Secondaries this year show evidence of large PE firms’ anticipated move into the mid market. Charterhouse Capital’s first quarter purchase of Gresham Private Equity’s 41% stake in independent insurer Giles brought Charterhouse a buy-and-build vehicle to create a far larger entity in line with a big house’s usual transaction size. Similar plays are expected be a useful source of exits until large buyouts recover.

Good investments in good companies with good managers is the whole point of private equity, and such firms can do well even in ailing economies. “If they can demonstrate growth in the current environment, that gives banks a higher degree of comfort when they’re far more selective about the type of opportunities they’re looking for,” says Stewart.

For similar reasons, Marriott is among many who remain upbeat about returns.

“We’re not expecting to see lower returns purely because of economic problems. The returns that we’re expecting to make on our deals at the moment are the same as they would have been a year or two ago.”

Peaks and troughs

Nevertheless, pricing is clearly under pressure. Under ‘mark to market’ conventions, falling stockmarkets and hence lower price to earnings ratios are moving valuations downwards even for private companies with good underlying performances.

Also, with debt headed down from typically 80% to maybe 60% of transaction values, and more equity going in, prices will have to fall for private equity acquirers to get the returns they are looking for further down the line.

Some sellers balancing these considerations will just decide to sit it out: exit totals will thus reflect falling supply as well as demand.

John Gripton a managing director and head of investment management Europe at Capital Dynamics, an LP, sees it this way: “You should invest and exit when you believe it appropriate to do so, not on a regular basis. We naturally expect peaks and troughs in realisations just as in new investments.”

Yet holding assets until economic uncertainty clears and debt markets free up is an option only as long as greater multiples can be generated to avoid depressing IRRs.

Which is one reason why James Stewart is bullish about prospects for acquiring from both trade and private equity sellers in the next year or so. “As pricing will inevitably come off, particularly for the first half of 2009, there will be tremendous opportunities for private equity to pick up good assets at hopefully realistic valuations. I think it will be a vigorous year, but it will be selective, based on bank finance.”

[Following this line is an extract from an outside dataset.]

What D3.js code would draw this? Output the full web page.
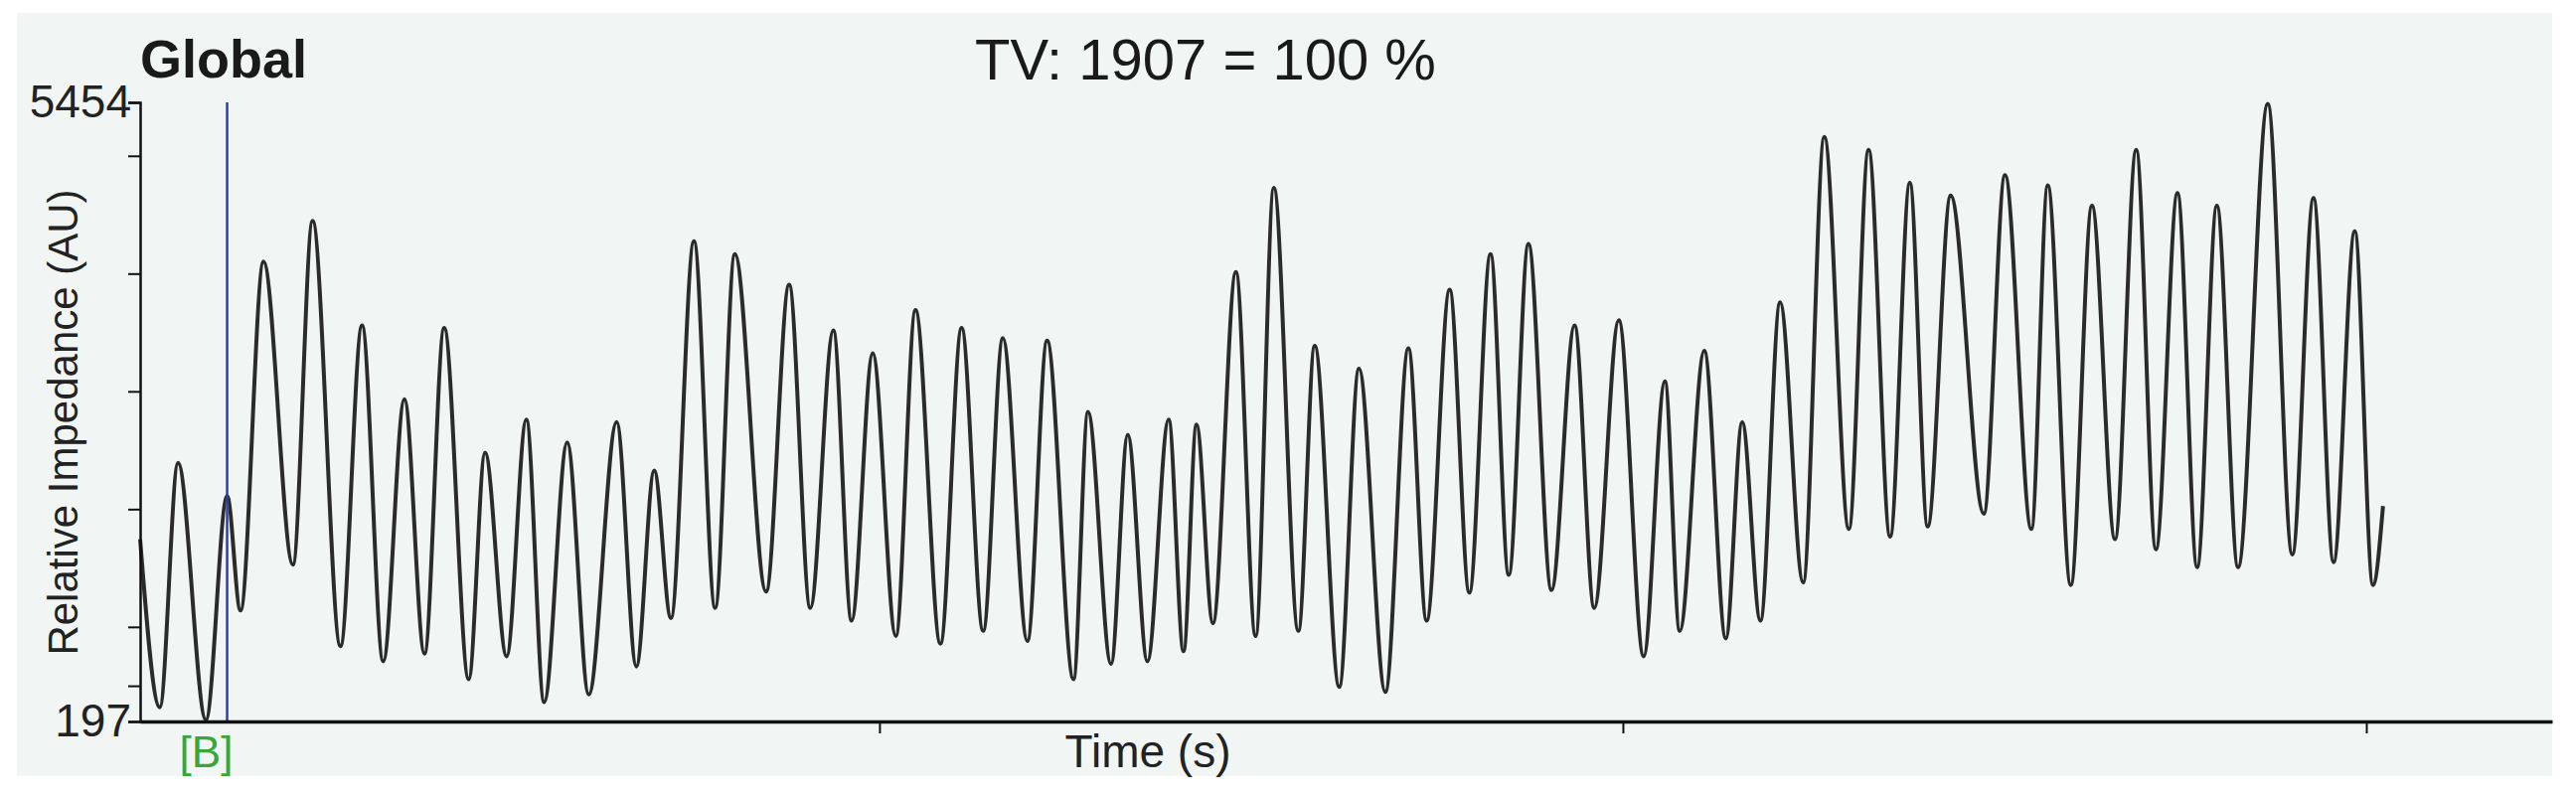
<!DOCTYPE html>
<html><head><meta charset="utf-8">
<script src="https://cdn.jsdelivr.net/npm/d3@7"></script>
<style>body{margin:0;background:#fff}</style></head>
<body><svg id="c" width="2592" height="800"></svg>
<script>
const time = [0.11,0.64,1.13,1.88,2.45,2.81,3.43,4.22,4.75,5.50,6.08,6.65,7.22,7.76,8.29,8.95,9.39,9.97,10.50,10.98,11.60,12.18,12.93,13.46,13.94,14.39,15.01,15.58,16.11,16.95,17.57,18.14,18.76,19.25,19.82,20.44,20.97,21.64,22.21,22.79,23.32,23.98,24.51,25.22,25.61,26.23,26.68,27.21,27.78,28.18,28.53,28.97,29.59,30.12,30.61,31.27,31.71,32.37,32.90,33.61,34.23,34.72,35.34,35.87,36.44,36.93,37.46,38.08,38.70,39.23,39.89,40.56,41.13,41.53,42.19,42.77,43.21,43.70,44.23,44.85,45.42,46.08,46.61,47.19,47.72,48.20,48.82,49.71,50.28,50.99,51.43,52.05,52.62,53.24,53.81,54.34,54.92,55.45,55.98,56.55,57.35,58.01,58.58,59.12,59.69,60.18,60.45];
const impedance = [1745,318,2393,210,2112,1139,4101,1528,4447,837,3560,707,2933,772,3539,556,2480,750,2761,361,2566,426,2739,664,2328,1075,4274,1161,4166,1300,3906,1161,3517,1053,3323,923,3690,858,3539,966,3452,880,3431,556,2825,685,2631,707,2761,794,2717,1031,4014,923,4728,966,3387,491,3193,448,3366,1053,3863,1291,4166,1442,4252,1312,3560,1161,3604,750,3085,966,3344,902,2739,1053,3755,1377,5160,1831,5052,1766,4771,1853,4663,1961,4836,1831,4749,1356,4576,1745,5052,1658,4684,1507,4576,1507,5441,1615,4641,1550,4360,1356,2026];
const yTicks = [500,1000,2000,3000,4000,5000];
const yLabels = [197,5454];
const xTicks = [20,40,60];
const marker = {t:2.45, label:"[B]"};

const svg = d3.select("#c");
svg.append("rect").attr("x",17).attr("y",13).attr("width",2551).attr("height",768).attr("fill","#f1f6f5");
const x = d3.scaleLinear().domain([0.11,65.0]).range([141,2568]);
const y = d3.scaleLinear().domain([197,5454]).range([726,103]);

svg.append("path").datum(time.map((t,i)=>[t,impedance[i]]))
  .attr("fill","none").attr("stroke","#2b2b2b").attr("stroke-width",4)
  .attr("d", d3.line().x(d=>x(d[0])).y(d=>y(d[1])).curve(d3.curveMonotoneX));

svg.append("line").attr("x1",x(marker.t)).attr("x2",x(marker.t)).attr("y1",y(5454)).attr("y2",y(197))
  .attr("stroke","#2a3fb0").attr("stroke-width",2.5);
svg.append("text").attr("x",x(marker.t)-21).attr("y",772).attr("text-anchor","middle")
  .attr("font-family","Liberation Sans, Arial").attr("font-size",44).attr("fill","#3aa63a").text(marker.label);

const ya = svg.append("g").attr("transform","translate(141,0)")
  .call(d3.axisLeft(y).tickValues(yTicks.concat(yLabels)).tickSize(12).tickFormat(d=>yLabels.includes(d)?d:""));
ya.select(".domain").attr("stroke","#111").attr("stroke-width",2.5);
ya.selectAll(".tick line").attr("stroke","#111").attr("stroke-width",2);
ya.selectAll("text").attr("font-family","Liberation Sans Narrow, Liberation Sans, Arial").attr("font-size",46).attr("fill","#222").attr("dx",6);

const xa = svg.append("g").attr("transform","translate(0,726)")
  .call(d3.axisBottom(x).tickValues(xTicks).tickSize(12).tickSizeOuter(0).tickFormat(""));
xa.select(".domain").attr("stroke","#111").attr("stroke-width",3.5);
xa.selectAll(".tick line").attr("stroke","#111").attr("stroke-width",2);

svg.append("text").attr("x",1155).attr("y",772).attr("text-anchor","middle")
  .attr("font-family","Liberation Sans, Arial").attr("font-size",46).attr("fill","#222").text("Time (s)");
svg.append("text").attr("transform","translate(78,425) rotate(-90)").attr("text-anchor","middle")
  .attr("font-family","Liberation Sans, Arial").attr("font-size",42).attr("fill","#222").text("Relative Impedance (AU)");
svg.append("text").attr("x",141).attr("y",78)
  .attr("font-family","Liberation Sans, Arial").attr("font-weight","bold").attr("font-size",54).attr("fill","#1a1a1a").text("Global");
svg.append("text").attr("x",1213).attr("y",80).attr("text-anchor","middle")
  .attr("font-family","Liberation Sans, Arial").attr("font-size",58).attr("fill","#1a1a1a").text("TV: 1907 = 100 %");
</script></body></html>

The take-home messages are that secondaries and trade buyers will likely remain the principal exit routes in the short-term, albeit volume will fall and pricing will come under pressure.

There is of course one other type of exit, the one no-one talks about – receiverships. The stats are ominous in the UK – in the opening six months there were 65, the second most common form of divestment. For all the confidence shown by many GPs, there is no immunity from a crumbling economy.

The other route – the unmentionable but obvious elephant in the room – is receiverships, which CMBOR data show rising in the UK. This alone should concentrate minds wonderfully.